Houve uma época, depois dos anos de ouro, em que estranhos fatos aconteciam na redação do Jornal da Tarde. Belo dia se materializa uma magrinha, jovem, vinda da Folha. A nova chefe de reportagem. Tinha um pé frio colossal. Foi chegar e começaram a acontecer grandes tragédias, como o incêndio na Favela de Heliópolis, com resgate de helicóptero e quatro mortos. Bem, pode ser implicância minha. Os fatos talvez tivessem acontecido sem ela.
Uma noite fiz um textinho leve, caprichado, sobre não me lembro o quê. A magra leu e, sem encontrar no que mexer (nem era sua atribuição), achou uma referência a um bairro super manjado da cidade. Tascou o carimbo Folha da época: “(Zona Oeste da Capital)”.
Sorte que ela não era copy de matérias de cultura. Imagine como ficaria esta frase de Oswald de Andrade (com quem, obviamente, não estou me comparando): “Nesse momento, rompia para os lados da Consolação (Zona Central da Capital) uma música de banda”.

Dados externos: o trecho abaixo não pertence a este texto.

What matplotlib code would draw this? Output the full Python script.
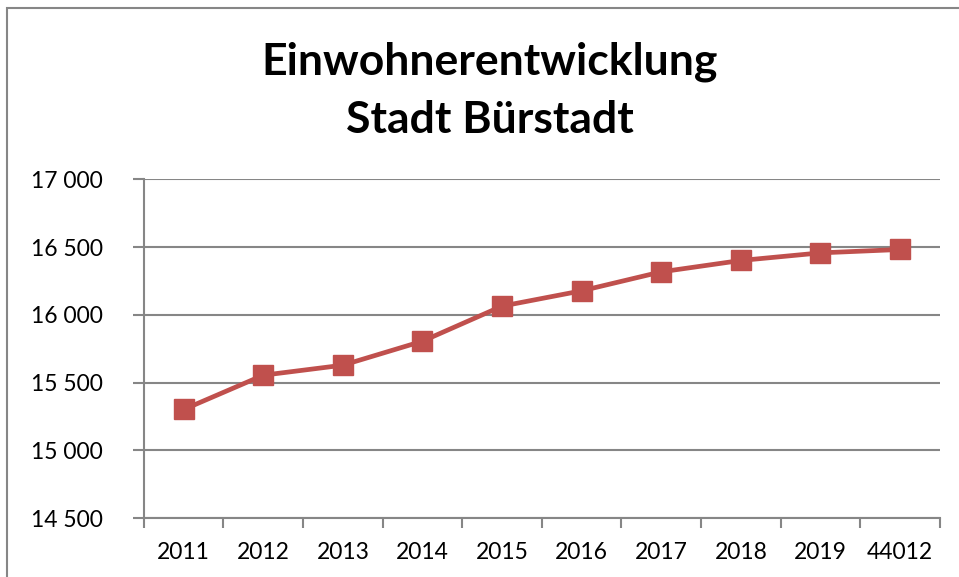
import matplotlib
matplotlib.use("Agg")
import matplotlib.pyplot as plt
from matplotlib.patches import Rectangle
from matplotlib.ticker import FuncFormatter

years = ["2011", "2012", "2013", "2014", "2015", "2016", "2017", "2018", "2019", "44012"]
einwohner = [15302, 15555, 15629, 15806, 16065, 16178, 16318, 16402, 16458, 16483]

plt.rcParams["font.family"] = ["Lato", "DejaVu Sans"]
GRID = "#868686"
RED = "#C0504D"

fig = plt.figure(figsize=(9.59, 5.77), dpi=100)
ax = fig.add_axes([0.150, 0.102, 0.830, 0.587])

# outer chart frame (runs off right/bottom as in the screenshot)
fig.patches.append(Rectangle((7 / 959, -0.1), 1.2, 1 - 8 / 577 + 0.1,
                             transform=fig.transFigure, fill=False,
                             edgecolor=GRID, lw=1.5))

x = list(range(len(years)))
ax.plot(x, einwohner, color=RED, lw=3.4, marker="s", ms=15,
        mfc=RED, mec=RED, zorder=3)

ax.set_xlim(-0.5, len(years) - 0.5)
ax.set_ylim(14500, 17000)
ax.set_yticks(range(14500, 17001, 500))
ax.yaxis.set_major_formatter(FuncFormatter(lambda v, p: f"{int(v):,}".replace(",", " ")))
ax.grid(axis="y", color=GRID, lw=1.5)
ax.set_axisbelow(True)

# ticks between categories, labels centred
ax.set_xticks([i - 0.5 for i in range(len(years) + 1)])
ax.set_xticklabels([])
ax.set_xticks(x, minor=True)
ax.set_xticklabels(years, minor=True)
ax.tick_params(axis="x", which="major", length=7, color=GRID, width=1.5)
ax.tick_params(axis="x", which="minor", length=0, pad=17, labelsize=16.5)
ax.tick_params(axis="y", length=8, color=GRID, width=1.5, pad=21.5, labelsize=16.5)

for s in ["top", "right"]:
    ax.spines[s].set_visible(False)
for s in ["left", "bottom"]:
    ax.spines[s].set_color(GRID)
    ax.spines[s].set_linewidth(1.5)

fig.text(0.511, 0.893, "Einwohnerentwicklung", ha="center", va="center",
         fontsize=32, fontweight="bold")
fig.text(0.511, 0.792, "Stadt Bürstadt", ha="center", va="center",
         fontsize=32, fontweight="bold")

fig.savefig("out.png", dpi=100)
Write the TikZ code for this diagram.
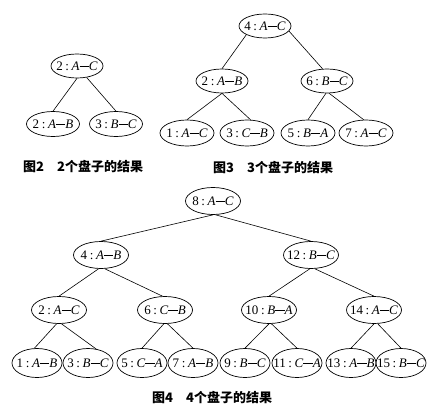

Tivemos depois o editor foca. Em viagem ao Mato Grosso, este que vos escreve trouxe como contrapeso materinha sobre criação de jacarés. Redigido o texto, resolvi fazer um boxe, pensando em matar uma curiosidade: o que era feito da carne do bicho. O boxe ganhou bom destaque na página. O editor achou que os jacarés estavam sendo criados para vender a carne.
Depois, sob a mesma batuta, fiz matéria na nossa Câmara Municipal. Contei que a produção dos vereadores se concentrava na concessão de títulos de cidadão, e batismo de ruas. Tive, no entanto, um cuidado. Não parecer que o propósito da matéria fosse só malhar a instituição. Ressaltei que os edis estavam debatendo um projeto de lei importante (zoneamento, se não me engano), e havia outros à espera de votação. No dia seguinte, abro o jornal e dou com o manchetaço de página: Fábrica de nulidades.
Curiosa também foi a contratação de uma foquinha para copy da Geral. Era costume fazer matérias saborosas com o que diziam os mestres de cerimônia de inaugurações públicas, ou eventos que tais. Um microfone em mãos pressurosas ou amadoras sempre foi um risco para a integridade de nossos sentidos. Agora mesmo, em Guarulhos, o “animador” do carro de som de um candidato disse que tudo estava tão maravilhoso, na manhã quente, que naquele momento o sol tinha parado. “O sol parou! O sol parou!” Galileu Galilei quase se ferrou por uma coisa dessas, mas fazer o quê?
Voltando ao JT e à nova copy, cobri uma cerimônia, ou algo do tipo, em que o locutor se esbaldou. O texto ficou muito engraçado, com as barbaridades que ele disse. Só que a focopy, pressurosa, corrigiu tudo. Publicou-se um texto correto, que não tinha a menor razão de existir.
Em outra matéria, um experiente copy vindo da Variedades também colocou sua colher torta. Em certo trecho do texto me veio naturalmente à cabeça “o jeito é”. Parente do “é o jeito”, expressão que acho de uma vulgaridade atroz. Pois bem, ajustei aqui, ali, e consegui trocar o jeito por forma mais sóbria. No jornal saiu “o jeito é”. O coleguinha trocou o sóbrio pelo lugar comum.
Em tempos mais recentes, minha matéria era sobre o relógio do Mosteiro de São Bento. Às tantas falo sobre o interior da igreja, solene, na penumbra. E digo que poderiam ecoar ali as vozes do coro gregoriano (como sabem, famoso, entoado pelos monges do mosteiro). O copy mudou para “vozes de um coro gregoriano”. É, podia ser de um pessoal da Penha, que chegava numa Kombi.